Copy every entry word for word, but skip the pictures.
>> START Records for processing
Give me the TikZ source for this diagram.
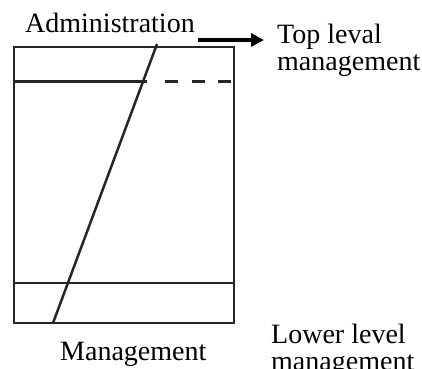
\documentclass[tikz,border=0pt]{standalone}
\usepackage{fontspec}
\setmainfont{Liberation Serif}
\usetikzlibrary{arrows.meta}
\begin{document}
\begin{tikzpicture}[x=1pt,y=-1pt,
  frame/.style={line width=2.5pt,black!85},
  lbl/.style={inner sep=0pt,anchor=base west,font=\fontsize{28}{28}\selectfont},
  pointer/.style={line width=3.2pt,-{Triangle[length=13pt,width=13pt]}}]
\useasboundingbox (0,0) rectangle (422,368);
% frame corners
\coordinate (tl) at (14,47);
\coordinate (br) at (234,323);
\draw[frame] (tl) rectangle (br);
% level lines
\coordinate (ul) at (14,81.5);
\coordinate (um) at (147,81.5);
\coordinate (ud) at (165,81.5);
\coordinate (ur) at (234,81.5);
\coordinate (ll) at (14,283);
\coordinate (lr) at (234,283);
\draw[frame] (ul) -- (um);
\draw[frame,dash pattern=on 13pt off 13.5pt] (ud) -- (ur);
\draw[frame] (ll) -- (lr);
% diagonal
\coordinate (dt) at (157,44);
\coordinate (db) at (53,323);
\draw[frame] (dt) -- (db);
% labels
\node[lbl] (adm) at (25,32) {Administration};
\node[lbl] (top1) at (277,43) {Top leval};
\node[lbl] (top2) at (277,70) {management};
\node[lbl] (mgt) at (60,360) {Management};
\node[lbl] (low1) at (271,343) {Lower level};
\node[lbl] (low2) at (271,370) {management};
% arrow
\coordinate (as) at (198,40);
\coordinate (ae) at (264,40);
\draw[pointer] (as) -- (ae);
\end{tikzpicture}
\end{document}
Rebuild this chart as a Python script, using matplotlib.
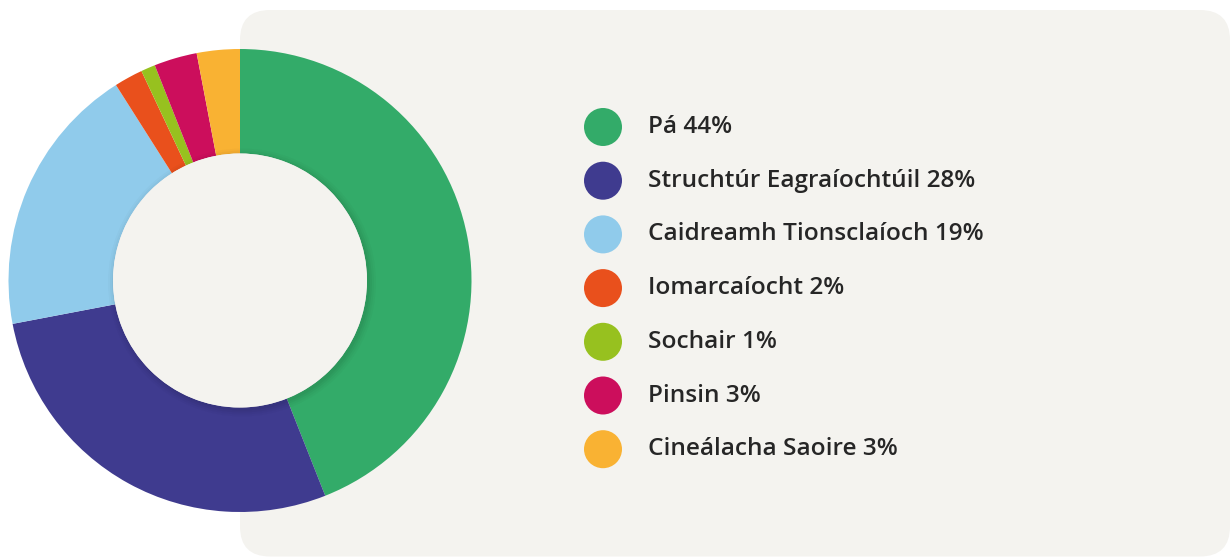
import matplotlib
matplotlib.use("Agg")
import matplotlib.pyplot as plt
from matplotlib.patches import FancyBboxPatch, Circle

# data
labels = ["Pá", "Struchtúr Eagraíochtúil", "Caidreamh Tionsclaíoch",
          "Iomarcaíocht", "Sochair", "Pinsin", "Cineálacha Saoire"]
values = [44, 28, 19, 2, 1, 3, 3]
colors = ["#33ab69", "#3f3b8f", "#90cbeb", "#e9501c", "#97c11f", "#cc0e5c", "#f9b233"]

W, H = 1231, 558
bg = "#f4f3ef"

fig = plt.figure(figsize=(W / 100, H / 100), dpi=100)
ax = fig.add_axes([0, 0, 1, 1])

# panel behind the legend
panel = FancyBboxPatch((240, 1.5), 990, 546.5,
                       boxstyle="round,pad=0,rounding_size=30",
                       fc=bg, ec="none", zorder=0)
ax.add_patch(panel)

# donut
cx, cy = 240, H - 280.5
r_out, r_in = 231.5, 127
ax.pie(values, colors=colors, startangle=90, counterclock=False,
       center=(cx, cy), radius=r_out, frame=True,
       wedgeprops=dict(width=r_out - r_in, linewidth=0))

# soft shadow of the hole onto the ring
for i, a in enumerate([0.02, 0.025, 0.03, 0.035]):
    ax.add_patch(Circle((cx + 2, cy - 2), r_in + 7 - 2 * i, fc="black",
                        ec="none", alpha=a, zorder=3))
ax.add_patch(Circle((cx, cy), r_in, fc=bg, ec="none", zorder=4))

# legend
y0, dy = 127, 53.7
for i, (lab, val, col) in enumerate(zip(labels, values, colors)):
    y = H - (y0 + i * dy)
    ax.add_patch(Circle((603, y), 19, fc=col, ec="none", zorder=5))
    ax.text(648, y, f"{lab} {val}%", ha="left", va="center",
            fontsize=17.6, fontfamily="Open Sans", fontweight="semibold",
            color="#262626", zorder=5)

ax.set_xlim(0, W)
ax.set_ylim(0, H)
ax.set_aspect("auto")
ax.axis("off")

fig.savefig("out.png", dpi=100, facecolor="white")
>> END Records for processing
▶ [Answer to this exercise]:
Give me the TikZ source for this diagram.
\documentclass[tikz,border=0pt]{standalone}
\usepackage{fontspec}
\setmainfont{Liberation Serif}
\usetikzlibrary{arrows.meta}
\begin{document}
\begin{tikzpicture}[x=1pt,y=-1pt,
  frame/.style={line width=2.5pt,black!85},
  lbl/.style={inner sep=0pt,anchor=base west,font=\fontsize{28}{28}\selectfont},
  pointer/.style={line width=3.2pt,-{Triangle[length=13pt,width=13pt]}}]
\useasboundingbox (0,0) rectangle (422,368);
% frame corners
\coordinate (tl) at (14,47);
\coordinate (br) at (234,323);
\draw[frame] (tl) rectangle (br);
% level lines
\coordinate (ul) at (14,81.5);
\coordinate (um) at (147,81.5);
\coordinate (ud) at (165,81.5);
\coordinate (ur) at (234,81.5);
\coordinate (ll) at (14,283);
\coordinate (lr) at (234,283);
\draw[frame] (ul) -- (um);
\draw[frame,dash pattern=on 13pt off 13.5pt] (ud) -- (ur);
\draw[frame] (ll) -- (lr);
% diagonal
\coordinate (dt) at (157,44);
\coordinate (db) at (53,323);
\draw[frame] (dt) -- (db);
% labels
\node[lbl] (adm) at (25,32) {Administration};
\node[lbl] (top1) at (277,43) {Top leval};
\node[lbl] (top2) at (277,70) {management};
\node[lbl] (mgt) at (60,360) {Management};
\node[lbl] (low1) at (271,343) {Lower level};
\node[lbl] (low2) at (271,370) {management};
% arrow
\coordinate (as) at (198,40);
\coordinate (ae) at (264,40);
\draw[pointer] (as) -- (ae);
\end{tikzpicture}
\end{document}
Rebuild this chart as a Python script, using matplotlib.
import matplotlib
matplotlib.use("Agg")
import matplotlib.pyplot as plt
from matplotlib.patches import FancyBboxPatch, Circle

# data
labels = ["Pá", "Struchtúr Eagraíochtúil", "Caidreamh Tionsclaíoch",
          "Iomarcaíocht", "Sochair", "Pinsin", "Cineálacha Saoire"]
values = [44, 28, 19, 2, 1, 3, 3]
colors = ["#33ab69", "#3f3b8f", "#90cbeb", "#e9501c", "#97c11f", "#cc0e5c", "#f9b233"]

W, H = 1231, 558
bg = "#f4f3ef"

fig = plt.figure(figsize=(W / 100, H / 100), dpi=100)
ax = fig.add_axes([0, 0, 1, 1])

# panel behind the legend
panel = FancyBboxPatch((240, 1.5), 990, 546.5,
                       boxstyle="round,pad=0,rounding_size=30",
                       fc=bg, ec="none", zorder=0)
ax.add_patch(panel)

# donut
cx, cy = 240, H - 280.5
r_out, r_in = 231.5, 127
ax.pie(values, colors=colors, startangle=90, counterclock=False,
       center=(cx, cy), radius=r_out, frame=True,
       wedgeprops=dict(width=r_out - r_in, linewidth=0))

# soft shadow of the hole onto the ring
for i, a in enumerate([0.02, 0.025, 0.03, 0.035]):
    ax.add_patch(Circle((cx + 2, cy - 2), r_in + 7 - 2 * i, fc="black",
                        ec="none", alpha=a, zorder=3))
ax.add_patch(Circle((cx, cy), r_in, fc=bg, ec="none", zorder=4))

# legend
y0, dy = 127, 53.7
for i, (lab, val, col) in enumerate(zip(labels, values, colors)):
    y = H - (y0 + i * dy)
    ax.add_patch(Circle((603, y), 19, fc=col, ec="none", zorder=5))
    ax.text(648, y, f"{lab} {val}%", ha="left", va="center",
            fontsize=17.6, fontfamily="Open Sans", fontweight="semibold",
            color="#262626", zorder=5)

ax.set_xlim(0, W)
ax.set_ylim(0, H)
ax.set_aspect("auto")
ax.axis("off")

fig.savefig("out.png", dpi=100, facecolor="white")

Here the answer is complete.